--- Start Given information ---
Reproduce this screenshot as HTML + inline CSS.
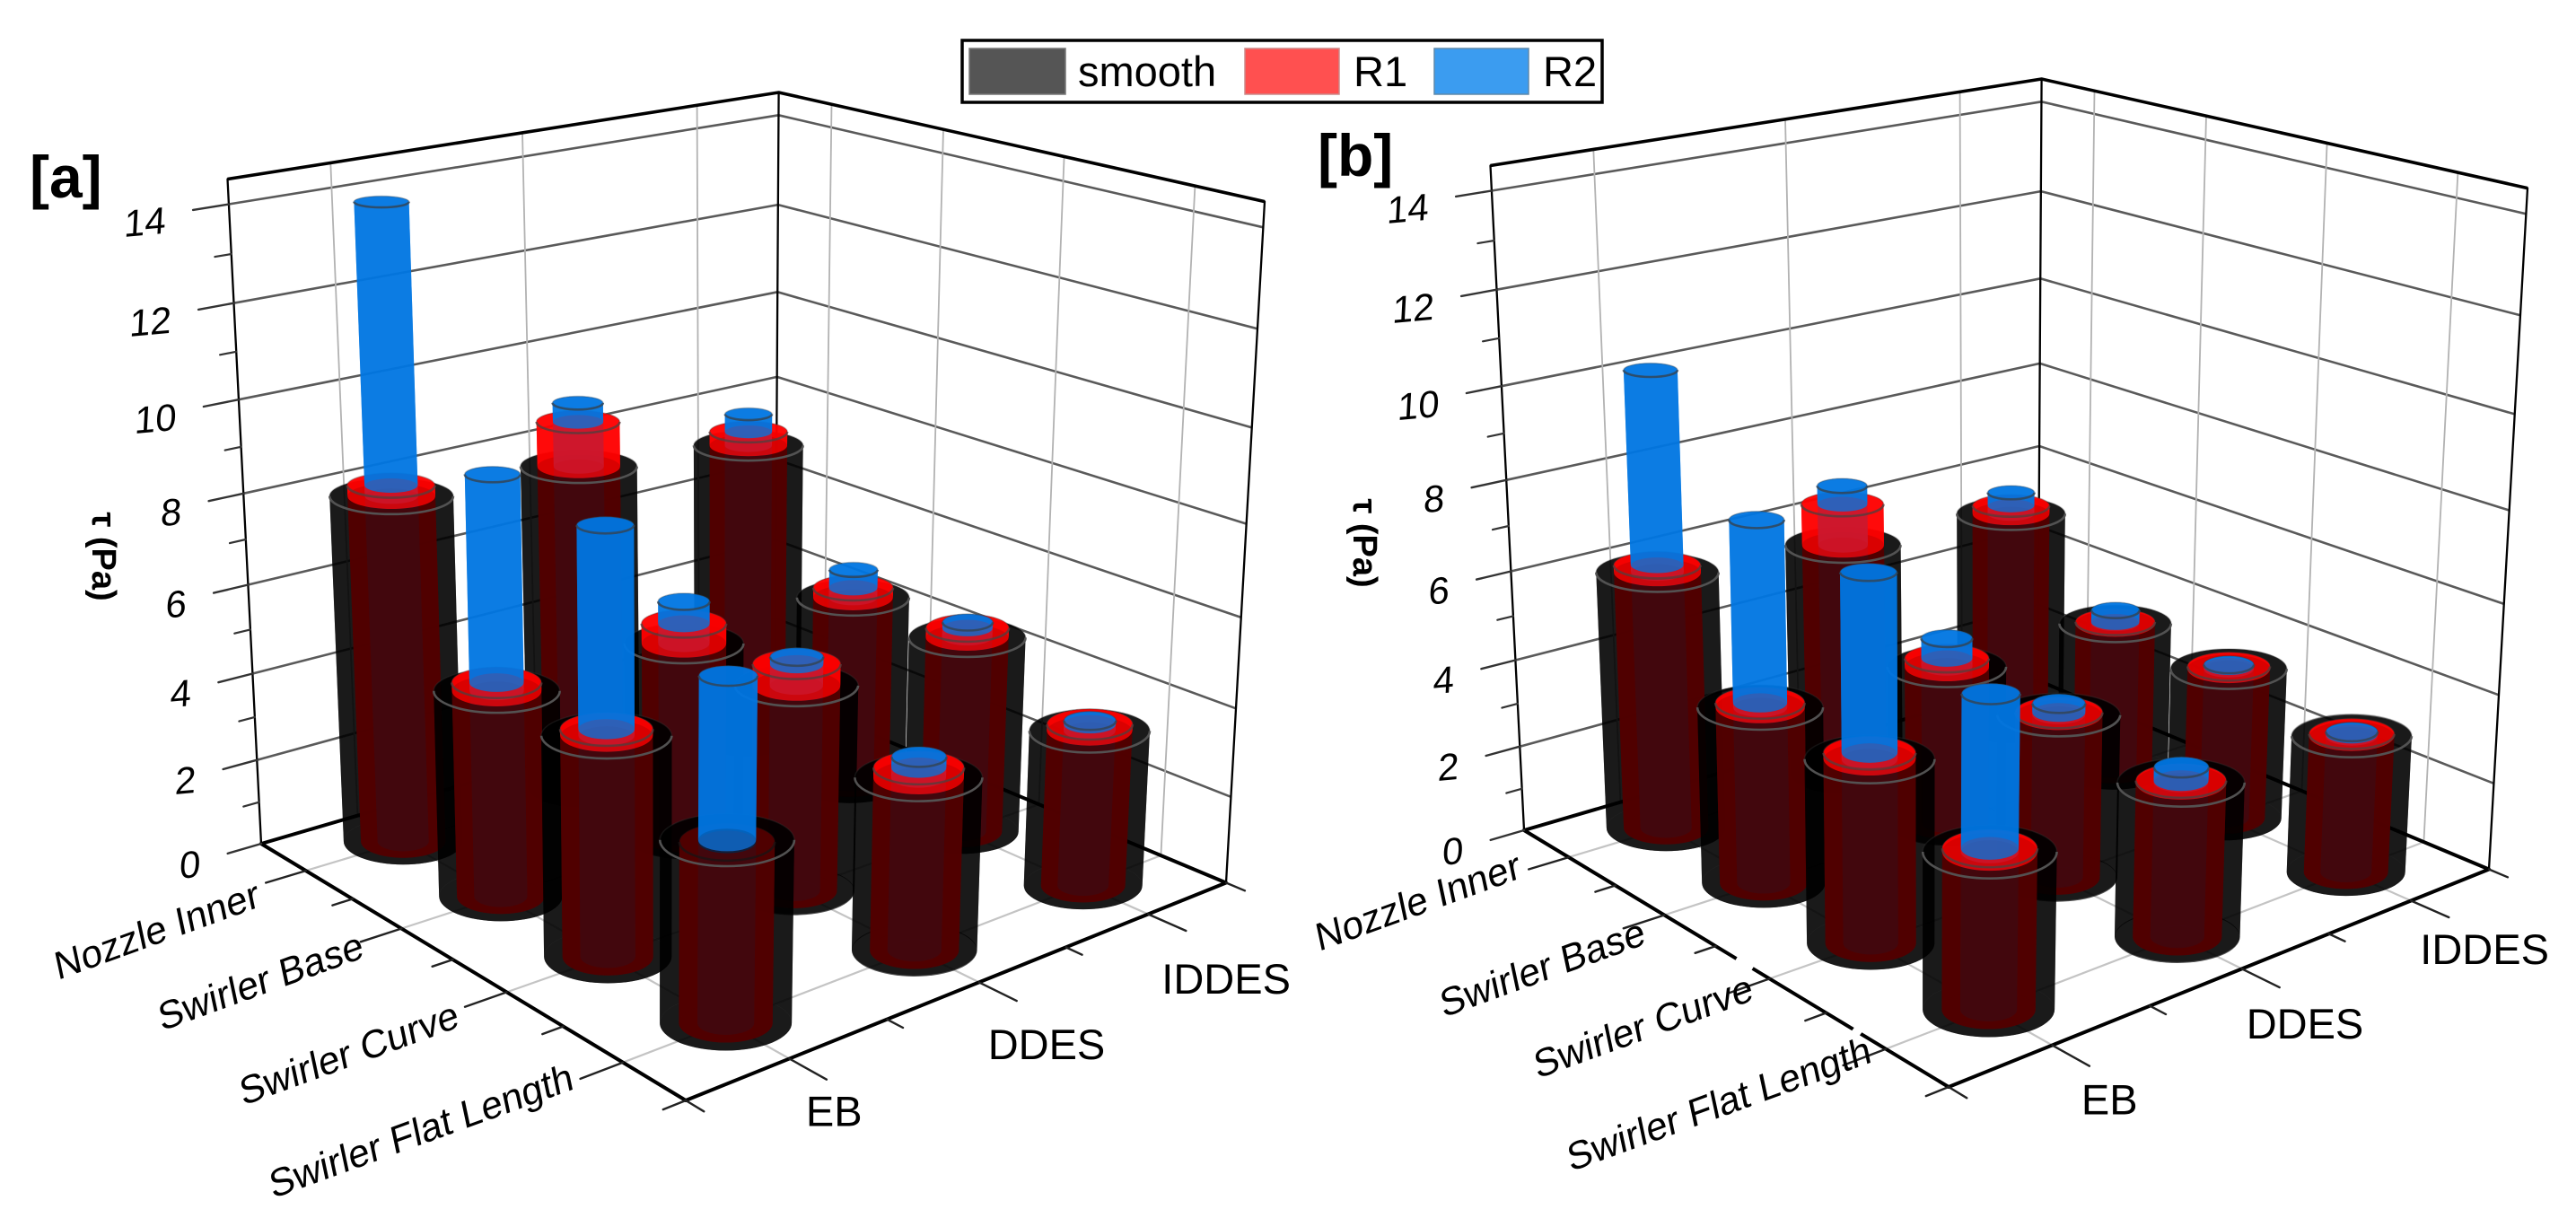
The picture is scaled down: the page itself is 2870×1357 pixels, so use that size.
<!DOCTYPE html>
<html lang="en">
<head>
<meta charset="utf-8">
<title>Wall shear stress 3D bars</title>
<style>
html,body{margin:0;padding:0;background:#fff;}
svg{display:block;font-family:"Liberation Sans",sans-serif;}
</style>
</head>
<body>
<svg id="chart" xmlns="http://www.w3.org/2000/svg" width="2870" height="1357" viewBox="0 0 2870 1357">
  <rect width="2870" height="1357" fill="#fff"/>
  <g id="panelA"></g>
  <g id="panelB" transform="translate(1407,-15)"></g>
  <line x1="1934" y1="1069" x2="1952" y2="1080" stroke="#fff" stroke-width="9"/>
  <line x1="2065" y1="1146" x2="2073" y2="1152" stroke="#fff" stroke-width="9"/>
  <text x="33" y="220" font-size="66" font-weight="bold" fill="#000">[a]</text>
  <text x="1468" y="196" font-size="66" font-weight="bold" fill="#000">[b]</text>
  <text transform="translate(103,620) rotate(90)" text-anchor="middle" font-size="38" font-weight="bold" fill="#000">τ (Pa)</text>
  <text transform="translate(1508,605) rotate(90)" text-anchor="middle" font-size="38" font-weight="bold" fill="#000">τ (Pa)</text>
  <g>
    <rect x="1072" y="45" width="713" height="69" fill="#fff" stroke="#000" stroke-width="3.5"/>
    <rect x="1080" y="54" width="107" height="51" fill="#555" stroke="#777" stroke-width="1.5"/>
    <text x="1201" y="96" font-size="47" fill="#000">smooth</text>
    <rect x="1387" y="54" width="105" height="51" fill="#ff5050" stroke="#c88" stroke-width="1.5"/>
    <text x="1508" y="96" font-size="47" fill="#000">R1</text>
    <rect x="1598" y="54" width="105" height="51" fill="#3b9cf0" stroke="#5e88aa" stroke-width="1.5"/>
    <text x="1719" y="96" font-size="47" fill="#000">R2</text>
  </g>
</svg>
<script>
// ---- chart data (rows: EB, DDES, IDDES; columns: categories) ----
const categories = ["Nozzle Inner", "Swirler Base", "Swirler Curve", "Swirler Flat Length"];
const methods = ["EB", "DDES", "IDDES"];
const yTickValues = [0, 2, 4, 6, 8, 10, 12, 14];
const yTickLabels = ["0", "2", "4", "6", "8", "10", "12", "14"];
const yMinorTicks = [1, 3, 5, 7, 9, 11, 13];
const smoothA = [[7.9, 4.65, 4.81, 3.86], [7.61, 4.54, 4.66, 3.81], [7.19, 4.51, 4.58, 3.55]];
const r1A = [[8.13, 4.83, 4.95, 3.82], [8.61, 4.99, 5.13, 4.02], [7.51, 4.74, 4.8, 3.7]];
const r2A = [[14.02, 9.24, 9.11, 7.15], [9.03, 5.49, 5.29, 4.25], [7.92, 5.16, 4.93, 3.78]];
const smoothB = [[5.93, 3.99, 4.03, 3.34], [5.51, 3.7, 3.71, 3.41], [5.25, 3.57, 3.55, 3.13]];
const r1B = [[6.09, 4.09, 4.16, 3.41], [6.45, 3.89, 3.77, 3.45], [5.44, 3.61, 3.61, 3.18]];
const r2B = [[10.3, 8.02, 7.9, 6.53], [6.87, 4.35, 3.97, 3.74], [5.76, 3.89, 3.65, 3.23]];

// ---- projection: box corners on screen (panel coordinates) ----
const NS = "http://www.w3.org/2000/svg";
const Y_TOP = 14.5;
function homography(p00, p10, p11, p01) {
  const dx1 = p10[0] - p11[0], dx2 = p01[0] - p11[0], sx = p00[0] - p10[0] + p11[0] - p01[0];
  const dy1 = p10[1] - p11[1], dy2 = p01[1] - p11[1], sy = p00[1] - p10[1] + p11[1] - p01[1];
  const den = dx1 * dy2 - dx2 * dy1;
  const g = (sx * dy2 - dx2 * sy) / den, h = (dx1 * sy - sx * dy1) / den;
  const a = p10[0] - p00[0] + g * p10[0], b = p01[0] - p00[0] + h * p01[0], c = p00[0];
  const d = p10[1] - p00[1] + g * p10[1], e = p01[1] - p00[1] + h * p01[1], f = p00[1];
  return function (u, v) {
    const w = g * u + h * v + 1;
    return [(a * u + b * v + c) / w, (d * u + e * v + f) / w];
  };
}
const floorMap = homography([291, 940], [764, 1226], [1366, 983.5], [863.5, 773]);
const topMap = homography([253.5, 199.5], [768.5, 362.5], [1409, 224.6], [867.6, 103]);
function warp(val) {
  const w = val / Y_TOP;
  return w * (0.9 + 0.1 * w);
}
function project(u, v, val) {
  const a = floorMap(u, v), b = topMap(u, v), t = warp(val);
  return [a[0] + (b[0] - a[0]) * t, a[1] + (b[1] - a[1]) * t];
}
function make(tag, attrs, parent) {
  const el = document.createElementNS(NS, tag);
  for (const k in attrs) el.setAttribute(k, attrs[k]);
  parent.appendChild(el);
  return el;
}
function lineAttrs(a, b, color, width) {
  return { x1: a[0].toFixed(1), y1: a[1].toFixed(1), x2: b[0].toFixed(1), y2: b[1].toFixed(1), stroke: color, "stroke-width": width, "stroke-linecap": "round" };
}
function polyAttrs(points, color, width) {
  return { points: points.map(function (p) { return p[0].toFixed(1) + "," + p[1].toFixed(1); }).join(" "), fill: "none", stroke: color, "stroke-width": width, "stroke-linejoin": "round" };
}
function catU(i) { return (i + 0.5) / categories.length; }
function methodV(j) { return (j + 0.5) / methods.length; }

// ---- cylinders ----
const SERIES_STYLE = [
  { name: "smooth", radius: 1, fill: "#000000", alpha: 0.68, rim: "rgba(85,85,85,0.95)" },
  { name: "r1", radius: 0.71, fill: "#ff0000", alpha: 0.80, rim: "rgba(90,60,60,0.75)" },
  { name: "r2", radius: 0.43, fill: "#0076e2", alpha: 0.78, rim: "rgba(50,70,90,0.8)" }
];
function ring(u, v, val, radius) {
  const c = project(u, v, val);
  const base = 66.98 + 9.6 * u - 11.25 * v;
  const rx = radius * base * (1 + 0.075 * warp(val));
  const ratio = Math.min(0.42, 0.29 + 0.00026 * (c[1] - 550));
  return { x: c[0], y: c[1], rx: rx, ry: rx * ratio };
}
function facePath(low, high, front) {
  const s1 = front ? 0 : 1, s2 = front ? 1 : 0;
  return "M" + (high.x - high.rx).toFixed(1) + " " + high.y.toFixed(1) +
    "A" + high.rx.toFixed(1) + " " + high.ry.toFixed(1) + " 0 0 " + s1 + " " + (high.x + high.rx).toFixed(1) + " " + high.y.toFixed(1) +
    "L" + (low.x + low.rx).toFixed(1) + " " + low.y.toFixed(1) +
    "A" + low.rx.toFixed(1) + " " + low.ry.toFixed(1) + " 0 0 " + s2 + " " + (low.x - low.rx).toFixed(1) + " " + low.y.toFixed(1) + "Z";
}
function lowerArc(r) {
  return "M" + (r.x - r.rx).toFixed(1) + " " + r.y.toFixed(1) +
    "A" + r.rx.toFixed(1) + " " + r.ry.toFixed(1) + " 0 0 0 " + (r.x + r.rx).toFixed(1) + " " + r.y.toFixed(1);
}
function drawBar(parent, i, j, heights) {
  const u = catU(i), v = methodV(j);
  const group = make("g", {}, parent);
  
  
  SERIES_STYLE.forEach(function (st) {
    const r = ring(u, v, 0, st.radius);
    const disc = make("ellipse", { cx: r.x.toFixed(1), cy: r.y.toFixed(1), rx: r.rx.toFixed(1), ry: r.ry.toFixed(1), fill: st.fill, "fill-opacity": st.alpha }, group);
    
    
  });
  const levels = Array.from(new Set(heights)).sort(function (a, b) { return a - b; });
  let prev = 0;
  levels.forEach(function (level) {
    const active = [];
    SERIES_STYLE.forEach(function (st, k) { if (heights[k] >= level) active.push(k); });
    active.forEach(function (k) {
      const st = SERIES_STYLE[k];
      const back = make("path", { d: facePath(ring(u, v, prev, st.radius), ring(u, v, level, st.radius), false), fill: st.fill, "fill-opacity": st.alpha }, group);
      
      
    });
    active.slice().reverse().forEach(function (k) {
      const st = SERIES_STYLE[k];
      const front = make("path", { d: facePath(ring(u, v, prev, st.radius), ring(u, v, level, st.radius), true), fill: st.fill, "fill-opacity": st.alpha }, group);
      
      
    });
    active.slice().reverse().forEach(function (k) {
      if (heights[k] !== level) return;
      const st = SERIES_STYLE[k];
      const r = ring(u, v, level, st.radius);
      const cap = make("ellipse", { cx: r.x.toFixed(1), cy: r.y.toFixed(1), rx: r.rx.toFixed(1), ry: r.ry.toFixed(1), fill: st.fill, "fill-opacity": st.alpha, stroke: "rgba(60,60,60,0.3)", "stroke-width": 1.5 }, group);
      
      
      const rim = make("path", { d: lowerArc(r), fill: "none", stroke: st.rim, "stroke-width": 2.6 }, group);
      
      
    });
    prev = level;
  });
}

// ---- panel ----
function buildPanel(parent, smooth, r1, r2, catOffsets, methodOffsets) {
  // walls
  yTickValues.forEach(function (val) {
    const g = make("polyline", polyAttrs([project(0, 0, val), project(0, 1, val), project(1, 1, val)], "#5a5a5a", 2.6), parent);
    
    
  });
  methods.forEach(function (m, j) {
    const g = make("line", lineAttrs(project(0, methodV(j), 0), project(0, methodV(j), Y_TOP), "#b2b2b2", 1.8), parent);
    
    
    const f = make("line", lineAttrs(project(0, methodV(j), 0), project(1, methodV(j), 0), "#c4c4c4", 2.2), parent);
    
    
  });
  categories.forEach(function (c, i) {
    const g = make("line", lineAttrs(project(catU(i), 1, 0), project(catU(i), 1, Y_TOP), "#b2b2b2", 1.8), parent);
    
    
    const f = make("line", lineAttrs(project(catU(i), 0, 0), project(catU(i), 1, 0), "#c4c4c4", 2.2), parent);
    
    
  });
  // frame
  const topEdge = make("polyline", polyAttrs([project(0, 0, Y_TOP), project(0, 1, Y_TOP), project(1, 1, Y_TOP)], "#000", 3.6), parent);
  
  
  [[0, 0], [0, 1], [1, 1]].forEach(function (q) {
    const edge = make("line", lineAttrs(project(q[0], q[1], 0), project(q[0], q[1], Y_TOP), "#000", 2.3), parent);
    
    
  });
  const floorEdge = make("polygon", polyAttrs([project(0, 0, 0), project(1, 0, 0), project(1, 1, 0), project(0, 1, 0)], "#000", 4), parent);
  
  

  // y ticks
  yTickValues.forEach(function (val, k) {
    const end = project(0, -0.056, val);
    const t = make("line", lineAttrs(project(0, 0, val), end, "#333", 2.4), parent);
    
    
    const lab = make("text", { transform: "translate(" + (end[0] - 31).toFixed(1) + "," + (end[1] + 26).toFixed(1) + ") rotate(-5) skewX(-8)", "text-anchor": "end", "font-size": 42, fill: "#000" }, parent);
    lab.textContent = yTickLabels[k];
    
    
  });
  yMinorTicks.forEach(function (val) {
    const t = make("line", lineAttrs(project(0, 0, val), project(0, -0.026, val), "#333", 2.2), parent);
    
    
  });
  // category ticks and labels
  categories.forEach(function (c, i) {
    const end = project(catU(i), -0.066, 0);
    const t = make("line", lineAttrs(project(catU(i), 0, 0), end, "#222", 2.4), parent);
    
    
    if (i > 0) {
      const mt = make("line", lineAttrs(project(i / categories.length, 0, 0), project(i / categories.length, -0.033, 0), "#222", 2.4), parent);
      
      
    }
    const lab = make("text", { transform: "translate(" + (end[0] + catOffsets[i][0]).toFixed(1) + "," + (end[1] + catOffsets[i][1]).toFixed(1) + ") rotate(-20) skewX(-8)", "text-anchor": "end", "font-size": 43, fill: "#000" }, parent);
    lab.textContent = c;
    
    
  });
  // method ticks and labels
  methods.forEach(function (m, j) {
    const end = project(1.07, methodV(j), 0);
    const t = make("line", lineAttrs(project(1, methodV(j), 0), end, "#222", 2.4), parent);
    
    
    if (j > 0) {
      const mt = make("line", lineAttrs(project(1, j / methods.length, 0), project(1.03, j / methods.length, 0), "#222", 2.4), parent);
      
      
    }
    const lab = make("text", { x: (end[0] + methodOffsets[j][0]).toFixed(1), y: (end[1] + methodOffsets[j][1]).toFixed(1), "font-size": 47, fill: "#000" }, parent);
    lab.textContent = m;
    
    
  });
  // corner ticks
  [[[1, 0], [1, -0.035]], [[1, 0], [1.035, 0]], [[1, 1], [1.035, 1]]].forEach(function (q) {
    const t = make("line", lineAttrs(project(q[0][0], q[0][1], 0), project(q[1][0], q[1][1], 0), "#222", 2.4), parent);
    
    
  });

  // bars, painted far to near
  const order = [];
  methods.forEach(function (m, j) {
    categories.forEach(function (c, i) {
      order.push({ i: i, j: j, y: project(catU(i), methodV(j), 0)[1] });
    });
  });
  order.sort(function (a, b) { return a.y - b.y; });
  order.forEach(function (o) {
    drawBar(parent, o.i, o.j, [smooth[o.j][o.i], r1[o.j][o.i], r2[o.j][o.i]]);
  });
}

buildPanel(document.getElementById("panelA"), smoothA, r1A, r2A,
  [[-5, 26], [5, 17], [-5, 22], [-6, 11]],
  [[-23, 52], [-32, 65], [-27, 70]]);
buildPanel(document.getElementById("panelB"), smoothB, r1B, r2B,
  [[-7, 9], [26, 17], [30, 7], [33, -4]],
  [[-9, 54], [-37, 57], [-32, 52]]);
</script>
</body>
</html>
--- End Given information ---
» **Written exercise**: Identify the lines above with the word "size". Copy them.

» **Answer in full**:
The picture is scaled down: the page itself is 2870×1357 pixels, so use that size.
  <text x="33" y="220" font-size="66" font-weight="bold" fill="#000">[a]</text>
  <text x="1468" y="196" font-size="66" font-weight="bold" fill="#000">[b]</text>
  <text transform="translate(103,620) rotate(90)" text-anchor="middle" font-size="38" font-weight="bold" fill="#000">τ (Pa)</text>
  <text transform="translate(1508,605) rotate(90)" text-anchor="middle" font-size="38" font-weight="bold" fill="#000">τ (Pa)</text>
    <text x="1201" y="96" font-size="47" fill="#000">smooth</text>
    <text x="1508" y="96" font-size="47" fill="#000">R1</text>
    <text x="1719" y="96" font-size="47" fill="#000">R2</text>
    const lab = make("text", { transform: "translate(" + (end[0] - 31).toFixed(1) + "," + (end[1] + 26).toFixed(1) + ") rotate(-5) skewX(-8)", "text-anchor": "end", "font-size": 42, fill: "#000" }, parent);
    const lab = make("text", { transform: "translate(" + (end[0] + catOffsets[i][0]).toFixed(1) + "," + (end[1] + catOffsets[i][1]).toFixed(1) + ") rotate(-20) skewX(-8)", "text-anchor": "end", "font-size": 43, fill: "#000" }, parent);
    const lab = make("text", { x: (end[0] + methodOffsets[j][0]).toFixed(1), y: (end[1] + methodOffsets[j][1]).toFixed(1), "font-size": 47, fill: "#000" }, parent);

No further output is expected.